The Saints were second in the red zone in 2012, scoring touchdowns on 68.4 percent of their trips. The defense surrendered the most yards in NFL history last year, prompting the firing of defensive coordinator Steve Spagnuolo and the hiring of Rob Ryan.

Ryan is no doubt encouraged that his defense has figured prominently in two victories, but it finished Week 2 with three healthy linemen — John Jenkins, Cameron Jordan and Akiem Hicks.

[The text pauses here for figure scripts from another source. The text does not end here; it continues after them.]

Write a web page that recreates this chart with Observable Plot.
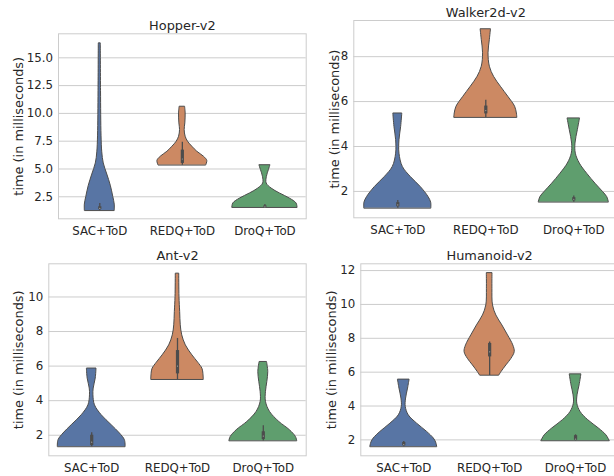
<!DOCTYPE html>
<html>
<head>
<meta charset="utf-8">
<script src="https://cdn.jsdelivr.net/npm/d3@7"></script>
<script src="https://cdn.jsdelivr.net/npm/@observablehq/plot@0.6"></script>
<style>
  body { margin: 0; background: #fff; }
  #fig { position: relative; width: 614px; height: 476px; overflow: hidden; background: #fff; }
  #fig > div { position: absolute; }
  #fig svg { max-width: none !important; }
</style>
</head>
<body>
<div id="fig"></div>
<script>
// Per-step compute time of each agent, shown as violins (cut at the data range).
const methods = ["SAC+ToD", "REDQ+ToD", "DroQ+ToD"];
const envs = ["Hopper-v2", "Walker2d-v2", "Ant-v2", "Humanoid-v2"];
const palette = ["#5875a4", "#cc8963", "#5f9e6e"];

// Violin outlines: [time in ms, half width in category units]
const hopperShapes = [
  [[1.25,0.181],[1.8,0.181],[2.5,0.163],[3.5,0.133],[4.5,0.091],[5.5,0.048],[6.5,0.030],[8,0.021],[12,0.015],[16.3,0.012]],
  [[5.34,0.290],[5.73,0.302],[6.1,0.262],[6.55,0.181],[7.0,0.121],[7.45,0.069],[7.9,0.040],[8.5,0.028],[9.1,0.036],[10.0,0.040],[10.6,0.033]],
  [[1.53,0.395],[1.9,0.383],[2.34,0.302],[2.8,0.181],[3.24,0.081],[3.7,0.021],[4.3,0.024],[4.9,0.048],[5.34,0.067]]
];
const walkerShapes = [
  [[1.25,0.381],[1.5,0.379],[1.75,0.349],[2.19,0.262],[2.64,0.148],[3.09,0.057],[3.68,0.019],[4.28,0.019],[4.87,0.038],[5.47,0.051]],
  [[5.29,0.358],[5.47,0.353],[5.77,0.333],[6.2,0.258],[6.66,0.171],[7.1,0.094],[7.55,0.046],[8.15,0.031],[8.75,0.046],[9.22,0.059]],
  [[1.52,0.398],[1.75,0.379],[1.97,0.333],[2.34,0.247],[2.79,0.151],[3.24,0.068],[3.68,0.023],[4.13,0.019],[4.73,0.046],[5.25,0.071]]
];
const antShapes = [
  [[1.33,0.395],[1.71,0.387],[2.1,0.329],[2.58,0.233],[3.16,0.116],[3.73,0.038],[4.31,0.020],[4.7,0.023],[5.28,0.047],[5.86,0.056]],
  [[5.22,0.306],[5.55,0.302],[5.84,0.291],[6.2,0.241],[6.62,0.174],[7.2,0.097],[7.78,0.055],[8.36,0.038],[9.13,0.031],[10,0.023],[11.35,0.020]],
  [[1.67,0.395],[1.9,0.380],[2.29,0.310],[2.77,0.186],[3.35,0.078],[3.93,0.031],[4.51,0.031],[5.09,0.047],[5.66,0.058],[6.24,0.043]]
];
const humanoidShapes = [
  [[1.59,0.389],[1.84,0.377],[2.08,0.350],[2.47,0.272],[2.96,0.155],[3.45,0.058],[3.95,0.023],[4.44,0.027],[5.03,0.050],[5.56,0.068]],
  [[5.81,0.113],[6.0,0.137],[6.4,0.195],[6.79,0.254],[7.19,0.292],[7.58,0.275],[8.17,0.214],[8.76,0.148],[9.35,0.078],[9.94,0.039],[10.92,0.032],[11.85,0.033]],
  [[1.94,0.397],[2.27,0.359],[2.67,0.272],[3.16,0.148],[3.65,0.058],[4.14,0.020],[4.63,0.023],[5.22,0.047],[5.87,0.068]]
];

// Inner box summaries: [whisker low, Q1, median, Q3, whisker high]
const hopperBoxes = [[1.25,1.35,1.45,1.6,1.9],[5.34,5.5,5.9,6.7,7.4],[1.53,1.55,1.6,1.68,1.8]];
const walkerBoxes = [[1.25,1.32,1.4,1.5,1.6],[5.29,5.45,5.6,5.8,6.06],[1.52,1.58,1.65,1.72,1.8]];
const antBoxes = [[1.33,1.4,1.6,2.0,2.15],[5.22,5.55,6.0,6.9,7.6],[1.67,1.75,1.95,2.2,2.55]];
const humanoidBoxes = [[1.59,1.65,1.72,1.85,1.9],[5.81,6.9,7.2,7.7,7.78],[1.94,1.98,2.05,2.25,2.3]];

// Y tick values of each panel
const hopperTicks = [2.5, 5, 7.5, 10, 12.5, 15];
const walkerTicks = [2, 4, 6, 8];
const antTicks = [2, 4, 6, 8, 10];
const humanoidTicks = [2, 4, 6, 8, 10, 12];

const yLabel = "time (in milliseconds)";
const ink = "#262626";
const edge = "#4c4c4c";
const light = "#cccccc";

function violinPanel(cfg) {
  const rows = cfg.shapes.flatMap((prof, i) =>
    prof.map(([v, w]) => ({i, method: methods[i], v, w})));
  const boxes = cfg.boxes.map((b, i) => ({i, lo: b[0], q1: b[1], med: b[2], q3: b[3], hi: b[4]}));
  const chart = Plot.plot({
    width: cfg.width,
    height: cfg.height,
    marginLeft: cfg.m[0],
    marginRight: cfg.m[1],
    marginTop: cfg.m[2],
    marginBottom: cfg.m[3],
    style: {fontFamily: "'DejaVu Sans', sans-serif", fontSize: "11.8px", color: ink, background: "transparent", overflow: "visible"},
    x: {domain: [-0.5, 2.5], label: null},
    y: {domain: cfg.domain, label: null},
    marks: [
      Plot.gridY(cfg.ticks, {stroke: light, strokeOpacity: 1, strokeWidth: 1}),
      Plot.frame({stroke: light, strokeWidth: 1}),
      Plot.axisY(cfg.ticks, {tickSize: 0, tickPadding: 5.5, tickFormat: cfg.fmt, label: null}),
      Plot.axisX([0, 1, 2], {tickSize: 0, tickPadding: 7.5, tickFormat: i => methods[i], label: null}),
      Plot.areaX(rows, {
        y: "v",
        x1: d => d.i - d.w,
        x2: d => d.i + d.w,
        z: "i",
        fill: d => palette[d.i],
        stroke: edge,
        strokeWidth: 1,
        curve: "catmull-rom"
      }),
      Plot.ruleX(boxes, {x: "i", y1: "lo", y2: "hi", stroke: edge, strokeWidth: 1.3}),
      Plot.ruleX(boxes, {x: "i", y1: "q1", y2: "q3", stroke: edge, strokeWidth: 3.2}),
      Plot.dot(boxes, {x: "i", y: "med", r: 0.6, fill: "#e8e8e8", fillOpacity: 0.6, stroke: null}),
      Plot.text([cfg.title], {text: d => d, frameAnchor: "top", dy: -3.7, lineAnchor: "bottom", fontSize: 12.9, fill: ink}),
      Plot.text([yLabel], {text: d => d, frameAnchor: "left", textAnchor: "middle", rotate: -90, dx: cfg.labelDx, lineAnchor: "middle", fontSize: 12.9, fill: ink})
    ]
  });
  const holder = document.createElement("div");
  holder.style.left = cfg.left + "px";
  holder.style.top = cfg.top + "px";
  holder.style.width = cfg.width + "px";
  holder.style.height = cfg.height + "px";
  holder.appendChild(chart);
  document.getElementById("fig").appendChild(holder);
}

const oneDecimal = d => d.toFixed(1);
const plain = d => String(d);

violinPanel({title: envs[0], shapes: hopperShapes, boxes: hopperBoxes, ticks: hopperTicks, fmt: oneDecimal,
  domain: [0.52, 17.16], left: 0, top: 0, width: 310, height: 240, m: [58, 4.3, 33.3, 21.7], labelDx: -39.4});
violinPanel({title: envs[1], shapes: walkerShapes, boxes: walkerBoxes, ticks: walkerTicks, fmt: plain,
  domain: [0.825, 9.61], left: 307, top: 0, width: 320, height: 240, m: [46.3, 9.7, 20, 22.7], labelDx: -18.7});
violinPanel({title: envs[2], shapes: antShapes, boxes: antBoxes, ticks: antTicks, fmt: plain,
  domain: [0.81, 11.92], left: 0, top: 238, width: 310, height: 238, m: [48.3, 4.3, 25.3, 20.7], labelDx: -29.7});
violinPanel({title: envs[3], shapes: humanoidShapes, boxes: humanoidBoxes, ticks: humanoidTicks, fmt: plain,
  domain: [1.06, 12.4], left: 307, top: 238, width: 320, height: 238, m: [53.3, 9, 25.3, 20.7], labelDx: -28.7});
</script>
</body>
</html>
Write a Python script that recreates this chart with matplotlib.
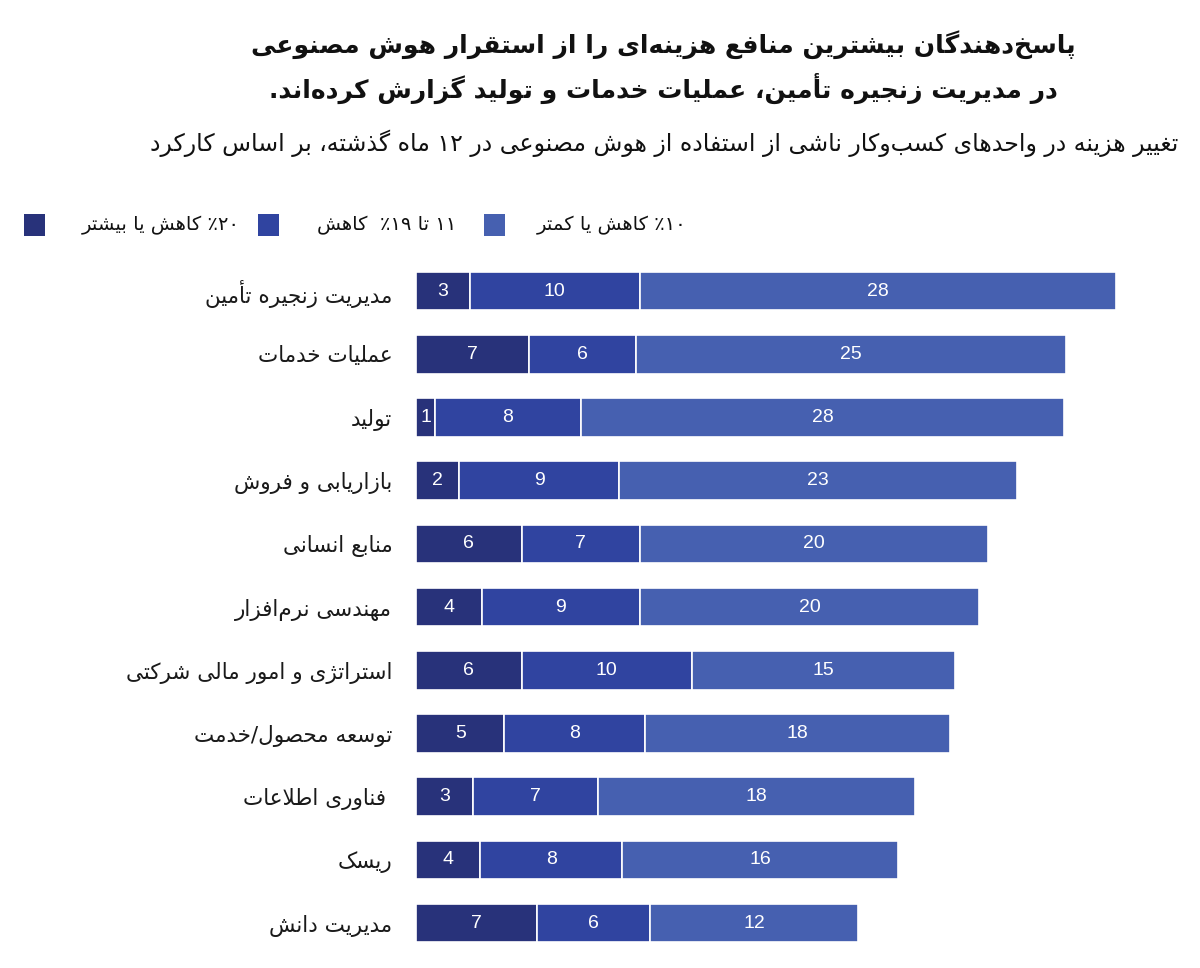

The defense, ranked 11th in the NFL, has recovered two fumbles, intercepted two passes and posted four sacks — all reasons why New Orleans has won despite scoring just 39 points in its first two games.

What’s better for the Saints is that the defensive line appears as if it will have more men at its disposal. Defensive ends Glenn Foster (ankle), the undrafted rookie who led the Saints in the preseason with four sacks, and Tyrunn Walker (knee) participated in team drills in a limited capacity this week.

“It definitely works ... to have as many guys as you can working with you,” Hicks said. “You’re just happy to have those guys back and rolling with you.”

The Saints defense will face a Cardinals offense led by quarterback Carson Palmer, who has thrown three touchdowns and two interceptions and averaged 282.5 passing yards.

Palmer’s main target, seven-time Pro Bowl wideout Larry Fitzgerald, has been dealing with a hamstring injury. Also, running back Rashard Mendenhall was working through a toe injury as the Cardinals prepared to test a generous New Orleans run defense that’s allowing 124 rushing yards per game. Both are questionable for Sunday.

The most versatile weapon the Cardinals count on is ex-LSU standout Patrick Peterson, who made the Pro Bowl as a return specialist and cornerback in his first two seasons in the NFL. In last week’s 25-21 victory against Detroit, Peterson had four tackles, a pass break-up, a 17-yard reception, a 17-yard completion and three punt returns, becoming the first defender in the league to catch and complete a pass in the same game since the NFL-AFL merger in 1970.

Saints coach Sean Payton said he will task his Pro Bowl punter, Thomas Morstead, with limiting Peterson’s touches.

“(Morstead) understands distance, hang time and location are critical,” Payton said. “It’s going to be important in this game.”